▸ Requirement: Write out each line exactly as given. Leave the pictures out of your copy.
-- START --
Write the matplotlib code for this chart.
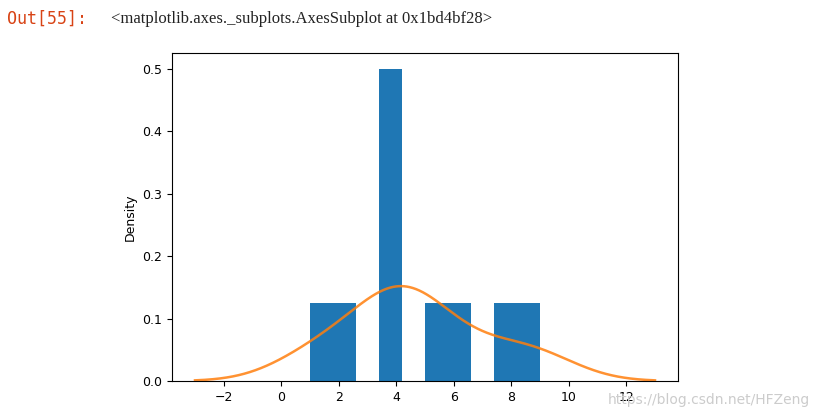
import numpy as np
import matplotlib
matplotlib.use("Agg")
import matplotlib.pyplot as plt

data = [1, 2, 4, 4, 4, 4, 5, 6, 8, 9]
n_bins = 10

fig = plt.figure(figsize=(8.22, 4.12), dpi=100)
fig.text(0.008, 0.955, "Out[55]:", color="#D84315", fontsize=12, family="DejaVu Sans Mono", va="center")
fig.text(0.135, 0.955, "<matplotlib.axes._subplots.AxesSubplot at 0x1bd4bf28>", color="#222222",
         fontsize=12, family="Liberation Serif", va="center")

ax = fig.add_axes([172/822, 1-381/412, (678-172)/822, (381-53)/412])
ax.hist(data, bins=n_bins, density=True, color="#1f77b4")

arr = np.array(data, float)
bw = arr.std(ddof=1) * len(arr) ** (-1 / 5)
xs = np.linspace(arr.min() - 0.5 * np.ptp(arr), arr.max() + 0.5 * np.ptp(arr), 1000)
ys = np.exp(-0.5 * ((xs[:, None] - arr[None, :]) / bw) ** 2).sum(1) / (len(arr) * bw * np.sqrt(2 * np.pi))
ax.plot(xs, ys, color="#ff7f0e", lw=1.8, alpha=0.85)

ax.set_xticks([-2, 0, 2, 4, 6, 8, 10, 12])
ax.set_yticks([0.0, 0.1, 0.2, 0.3, 0.4, 0.5])
ax.set_ylabel("Density", fontsize=9)
ax.tick_params(labelsize=9)
fig.text(0.985, 0.02, "https://blog.csdn.net/HFZeng", color="#cccccc", fontsize=10, ha="right")
fig.savefig("out.png")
-- END --
▸ Output:
Write the matplotlib code for this chart.
import numpy as np
import matplotlib
matplotlib.use("Agg")
import matplotlib.pyplot as plt

data = [1, 2, 4, 4, 4, 4, 5, 6, 8, 9]
n_bins = 10

fig = plt.figure(figsize=(8.22, 4.12), dpi=100)
fig.text(0.008, 0.955, "Out[55]:", color="#D84315", fontsize=12, family="DejaVu Sans Mono", va="center")
fig.text(0.135, 0.955, "<matplotlib.axes._subplots.AxesSubplot at 0x1bd4bf28>", color="#222222",
         fontsize=12, family="Liberation Serif", va="center")

ax = fig.add_axes([172/822, 1-381/412, (678-172)/822, (381-53)/412])
ax.hist(data, bins=n_bins, density=True, color="#1f77b4")

arr = np.array(data, float)
bw = arr.std(ddof=1) * len(arr) ** (-1 / 5)
xs = np.linspace(arr.min() - 0.5 * np.ptp(arr), arr.max() + 0.5 * np.ptp(arr), 1000)
ys = np.exp(-0.5 * ((xs[:, None] - arr[None, :]) / bw) ** 2).sum(1) / (len(arr) * bw * np.sqrt(2 * np.pi))
ax.plot(xs, ys, color="#ff7f0e", lw=1.8, alpha=0.85)

ax.set_xticks([-2, 0, 2, 4, 6, 8, 10, 12])
ax.set_yticks([0.0, 0.1, 0.2, 0.3, 0.4, 0.5])
ax.set_ylabel("Density", fontsize=9)
ax.tick_params(labelsize=9)
fig.text(0.985, 0.02, "https://blog.csdn.net/HFZeng", color="#cccccc", fontsize=10, ha="right")
fig.savefig("out.png")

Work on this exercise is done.